_The request_: Only the lines holding the string "that" are needed. Copy each one.

+++ Record set

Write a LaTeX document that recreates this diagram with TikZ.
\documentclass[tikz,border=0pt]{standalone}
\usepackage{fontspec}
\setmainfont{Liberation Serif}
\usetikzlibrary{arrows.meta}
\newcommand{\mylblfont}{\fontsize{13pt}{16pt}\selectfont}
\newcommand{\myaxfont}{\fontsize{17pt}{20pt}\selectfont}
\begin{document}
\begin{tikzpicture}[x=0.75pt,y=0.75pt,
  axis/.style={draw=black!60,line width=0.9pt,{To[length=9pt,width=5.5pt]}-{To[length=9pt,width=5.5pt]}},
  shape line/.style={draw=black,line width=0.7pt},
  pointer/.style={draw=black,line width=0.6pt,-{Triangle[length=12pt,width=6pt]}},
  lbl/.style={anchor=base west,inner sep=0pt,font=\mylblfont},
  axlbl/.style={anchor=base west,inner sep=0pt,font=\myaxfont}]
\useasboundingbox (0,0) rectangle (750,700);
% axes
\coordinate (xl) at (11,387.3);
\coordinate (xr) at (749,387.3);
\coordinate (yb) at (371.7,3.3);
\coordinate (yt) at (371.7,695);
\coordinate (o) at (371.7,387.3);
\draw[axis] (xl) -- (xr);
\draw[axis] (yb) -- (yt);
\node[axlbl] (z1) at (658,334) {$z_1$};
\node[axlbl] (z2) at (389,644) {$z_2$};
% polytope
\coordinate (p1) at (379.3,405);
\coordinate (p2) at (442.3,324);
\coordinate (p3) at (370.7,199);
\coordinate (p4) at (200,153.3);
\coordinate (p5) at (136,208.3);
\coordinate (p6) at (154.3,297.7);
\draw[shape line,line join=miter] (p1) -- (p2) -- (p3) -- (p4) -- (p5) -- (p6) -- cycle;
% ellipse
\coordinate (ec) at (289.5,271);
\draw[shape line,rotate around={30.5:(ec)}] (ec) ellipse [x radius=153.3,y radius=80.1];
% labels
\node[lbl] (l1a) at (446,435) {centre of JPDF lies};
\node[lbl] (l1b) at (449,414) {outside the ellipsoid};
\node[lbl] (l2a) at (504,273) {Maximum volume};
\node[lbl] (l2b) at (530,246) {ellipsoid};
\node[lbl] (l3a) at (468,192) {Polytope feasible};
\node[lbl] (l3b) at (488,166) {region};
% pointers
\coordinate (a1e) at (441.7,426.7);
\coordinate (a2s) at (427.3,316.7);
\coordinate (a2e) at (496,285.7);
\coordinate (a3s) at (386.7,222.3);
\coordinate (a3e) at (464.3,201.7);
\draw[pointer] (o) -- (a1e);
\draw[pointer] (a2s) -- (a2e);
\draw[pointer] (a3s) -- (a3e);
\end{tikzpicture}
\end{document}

++++++
+++ Record set

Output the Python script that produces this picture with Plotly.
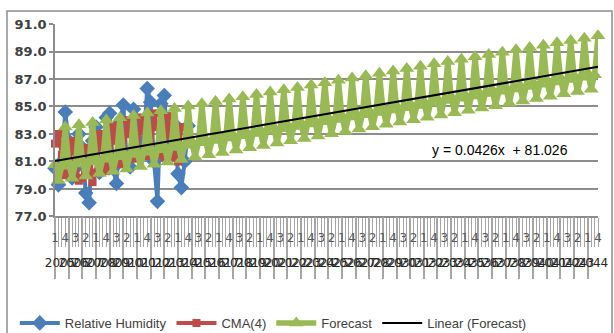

++++++
+++ Record set

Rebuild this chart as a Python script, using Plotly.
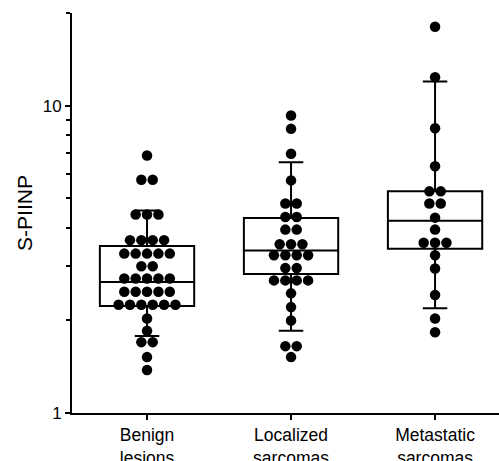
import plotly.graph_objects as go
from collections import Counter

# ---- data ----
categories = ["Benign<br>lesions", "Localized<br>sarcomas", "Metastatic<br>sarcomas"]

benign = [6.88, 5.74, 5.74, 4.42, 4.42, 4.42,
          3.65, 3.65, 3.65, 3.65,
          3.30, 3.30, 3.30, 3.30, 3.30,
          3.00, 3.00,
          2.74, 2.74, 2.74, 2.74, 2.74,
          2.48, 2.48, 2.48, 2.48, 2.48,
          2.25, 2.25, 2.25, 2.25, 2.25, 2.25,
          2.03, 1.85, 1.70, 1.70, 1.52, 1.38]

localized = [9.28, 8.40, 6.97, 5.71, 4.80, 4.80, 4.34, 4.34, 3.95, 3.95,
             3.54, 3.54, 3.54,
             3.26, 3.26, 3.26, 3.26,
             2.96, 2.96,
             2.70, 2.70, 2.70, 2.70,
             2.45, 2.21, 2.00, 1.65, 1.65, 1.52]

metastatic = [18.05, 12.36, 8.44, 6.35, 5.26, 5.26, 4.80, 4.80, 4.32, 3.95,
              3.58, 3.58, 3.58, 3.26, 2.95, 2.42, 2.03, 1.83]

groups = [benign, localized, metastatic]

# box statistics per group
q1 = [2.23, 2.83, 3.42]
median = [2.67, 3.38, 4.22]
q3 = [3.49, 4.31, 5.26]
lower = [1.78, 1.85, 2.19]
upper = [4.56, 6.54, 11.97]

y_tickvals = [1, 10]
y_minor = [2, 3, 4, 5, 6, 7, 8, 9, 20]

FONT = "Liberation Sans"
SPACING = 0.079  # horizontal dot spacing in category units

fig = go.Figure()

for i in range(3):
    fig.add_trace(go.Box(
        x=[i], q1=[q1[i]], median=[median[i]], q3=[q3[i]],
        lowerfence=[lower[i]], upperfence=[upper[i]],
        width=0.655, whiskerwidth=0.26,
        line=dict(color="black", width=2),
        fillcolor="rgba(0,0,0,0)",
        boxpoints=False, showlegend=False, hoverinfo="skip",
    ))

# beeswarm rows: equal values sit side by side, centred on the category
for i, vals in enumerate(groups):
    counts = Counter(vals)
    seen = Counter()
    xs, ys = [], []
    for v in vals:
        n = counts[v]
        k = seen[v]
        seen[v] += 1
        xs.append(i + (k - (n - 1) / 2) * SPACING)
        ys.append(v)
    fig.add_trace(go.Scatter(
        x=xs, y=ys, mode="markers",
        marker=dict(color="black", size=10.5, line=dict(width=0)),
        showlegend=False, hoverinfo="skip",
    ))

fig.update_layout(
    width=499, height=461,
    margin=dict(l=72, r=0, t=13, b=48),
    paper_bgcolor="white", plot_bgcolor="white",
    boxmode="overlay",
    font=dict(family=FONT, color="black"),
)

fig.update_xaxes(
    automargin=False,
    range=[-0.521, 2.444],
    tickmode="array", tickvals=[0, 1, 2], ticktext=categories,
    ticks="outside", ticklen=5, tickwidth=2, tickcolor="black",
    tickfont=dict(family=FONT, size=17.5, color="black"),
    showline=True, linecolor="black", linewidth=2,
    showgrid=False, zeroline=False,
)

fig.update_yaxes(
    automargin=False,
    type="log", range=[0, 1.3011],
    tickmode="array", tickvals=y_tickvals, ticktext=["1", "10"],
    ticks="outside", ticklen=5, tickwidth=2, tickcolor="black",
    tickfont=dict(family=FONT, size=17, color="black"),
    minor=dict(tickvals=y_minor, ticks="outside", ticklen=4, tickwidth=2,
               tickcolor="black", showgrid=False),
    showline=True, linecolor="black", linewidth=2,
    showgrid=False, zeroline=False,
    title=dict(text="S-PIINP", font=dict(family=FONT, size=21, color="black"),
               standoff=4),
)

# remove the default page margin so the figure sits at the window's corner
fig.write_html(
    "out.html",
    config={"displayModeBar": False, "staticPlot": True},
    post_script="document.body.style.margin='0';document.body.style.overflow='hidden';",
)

++++++

_Task response_:
Write a LaTeX document that recreates this diagram with TikZ.
Output the Python script that produces this picture with Plotly.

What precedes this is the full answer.